|
|
|
|
|
by fmap
2681 days ago
|
|
> “I never really thought about it, but it doesn’t much affect my work day to day one way or the other” In my experience, people won't come out and say it, but this seems to be what everyone is thinking. :) The problem with this is that it is wrong. Classical ZFC in particular is a very strong and specific set of assumptions* with a very tenuous link to any practical application. If you actually want to develop a useful bit of mathematics it makes sense to consider the "foundations" as a moving piece. It's a part of the design space for modeling your problem domain, not some god-given notion of truth. You can translate between different logical theories by building a model of one in another, so it's not like you loose anything. But it's cooky to insist that we should start with ZFC of all things. --- *) I mean that second-order ZFC has basically no non-trivial models, so there is no real way of extending ZFC to talk about domain specific aspects of your problems. |
|
> You can translate between different logical theories by building a model of one in another, so it's not like you loose anything.
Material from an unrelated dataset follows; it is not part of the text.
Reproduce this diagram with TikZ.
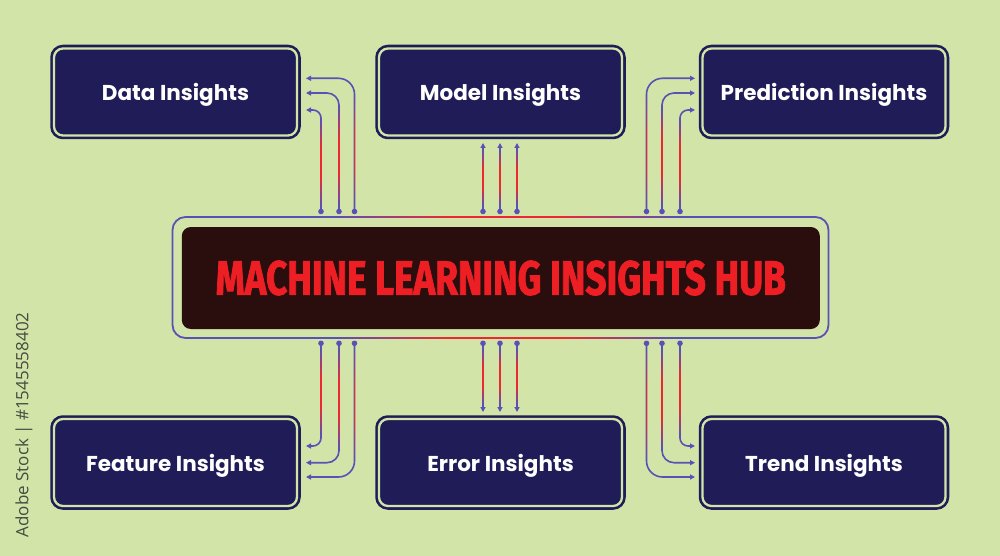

But it's cooky to insist that we should start with ZFC of all things.
I don't see how these two are consistent. Almost everything most mathematicians do can be done both in ZFC and your favourite non-kooky axiom system. Certain Powers That Be seem to have decided that ZFC is the foundation of mathematics, so they say that what they're doing follows from ZFC even if they have a very hazy idea of what it is, but why does it matter? Most mathematics probably won't be formalized in their lifetime anyway, so whether it ends up being formalized on top of ZFC or something else doesn't affect them.